Üç tarafı denizlerle çevrili Türkiye'de öncelikle diğer kuvvetlerle özellikle de Hava Kuvvetleri'yle ve bağımsız olarak Karadeniz, Doğu Akdeniz ve Ege'de harekât icra edebilecek bir deniz gücüne ihtiyacımız var.

Deniz Kuvvetleri'nin Karadeniz ve Doğu Akdeniz'de bağımsız olarak harekât icra ederken ihtiyaç duyacağı en önemli yetenek, orta ve yüksek irtifa hava savunması ve füze savunmasıdır. Bu yeteneğin olmaması, elektronik harp ve elektronik harbe karşı koyma yeteneğinin kısıtlı olması çok büyük bir eksiklik olarak ortaya çıkıyor.

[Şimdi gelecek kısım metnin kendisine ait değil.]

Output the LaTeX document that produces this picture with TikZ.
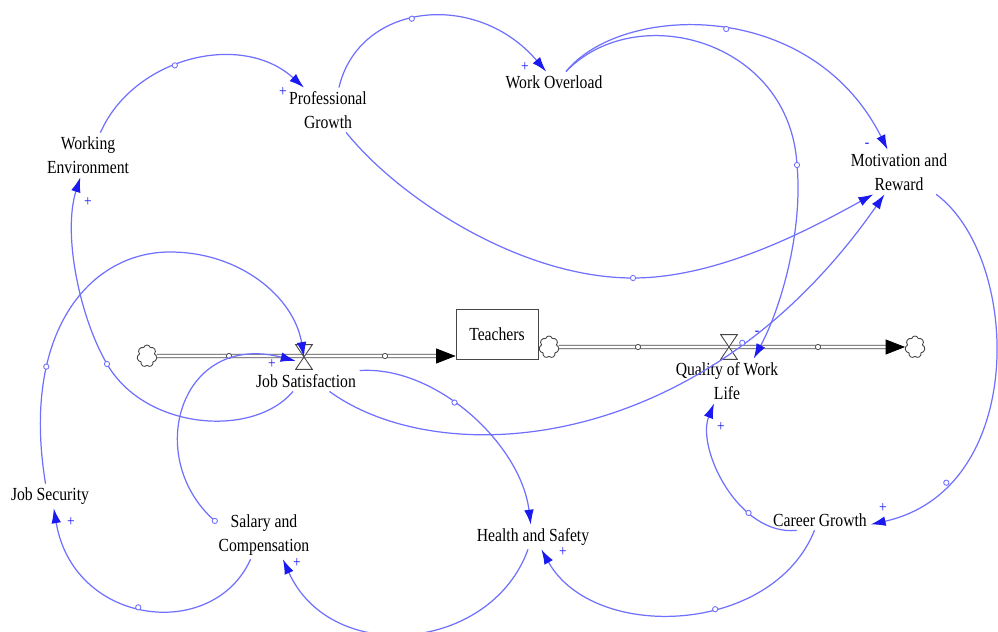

Deniz gücünün ağırlığı fırkateyn, denizaltı ve hücum botlardan oluşmalı ve üç bölgede de deniz üslerimiz bulunmalıdır. Doğu Akdeniz için tesis edilen Aksaz Üssü, Ege ve Doğu Karadeniz için de örnek olmalıdır. Doğu Karadeniz'e de mutlaka Aksaz Üssü kadar olmasa bile donanımlı bir üs tesis edilmelidir.

Deniz Kuvvetleri su üstü gemilerinin harekât icra ettiği bölgede, yüksek ve orta irtifa hava savunmasını ve füze savunmasını sağlayacak imkân ve kabiliyete sahip olmalıdır.

Firkateynlerin bir kısmı ABD Deniz Kuvvetleri'nin uzun menzilli hava savunma ve füze savunma sistemine sahip AGEIS sınıfı gemiler gibi olmalıdır. Fırkateynler uzun menzilli seyir füzesi atabilme özelliğine sahip olmalıdır. Bunların eksikliği hem gemilerimizi hava ve füze taarruzlarına hassas hale getirir, hem de açık denizden kara kesimlerindeki hedeflere yapılacak ateş desteğinin yetersiz kalmasına neden olur. Göreve gönderdiğiniz deniz gücü veya görev kuvvetinin etkinliği ve caydırıcılığı azalır.
Denizaltılar uzun süre su altında kalabilen ve havadan bağımsız özellikte denizaltılar olmalıdır. Bu konuda projeler yürütülmektedir. Ayrıca denizaltından karaya füze atabilme imkânına da sahip olmalıdır. Özellikle Akdeniz'de denizaltı harekâtı çok önemlidir ve denizaltılar uygun donanımlı olduğu takdirde her biri stratejik silah platformlarıdır.

Deniz Kuvvetleri mutlaka çok maksatlı komuta kontrol gemisine/gemilerine sahip olmalıdır. Bu konudaki proje de yürümektedir. Bu gemi/gemiler 2000 kişilik askeri, bir tank taburunu, küçük çıkarma araçlarını, genel maksat ve taarruz helikopterlerini taşıyacak imkân kabiliyete sahip olmalıdır.

Ülkemiz için özellikle de Ege Denizi için hücum botlar ve çıkarma filosu büyük önem taşımaktadır. Çıkarma filosu modern araçlarla yenilenmelidir.

Yine ülkemizin içinde bulunduğu coğrafyada mayın harekâtı ve mayın temizleme harekâtı hem engelleme hem de deniz yollarının açık tutulması bakımından stratejik önemdedir. Bu bakımdan mayın filosu ve mayın arama-tarama gemileri çok büyük önem arz etmektedir. Mevcut mayın filosusu ve mayın arama-tarama gemileri bir programa göre modernleştirilmelidir.

Deniz Kuvvetleri yukarıda belirttiğim önemli projelerde oldukça önemli bir yol almış durumdadır.

Sahil gözetleme uçak ve helikopterlerine, deniz istihbarat gemisi ve uçaklarına olan ihtiyacımız mutlaka kısa sürede giderilmelidir. Bunun yanında yardımcı ya da muharip olmayan gemilere (yüzer havuz, yangın söndürme, ikmal vb. gemiler) olan ihtiyacımız karşılanmalı, mevcutlar modernize edilmeli ya da yenileri alınmalıdır.

Deniz Kuvvetleri'nin ABD ve Almanya'ya bağımlı olmaması için başlatılan milli gemi projeleri ısrarla takip edilmeli ve yürütülmelidir.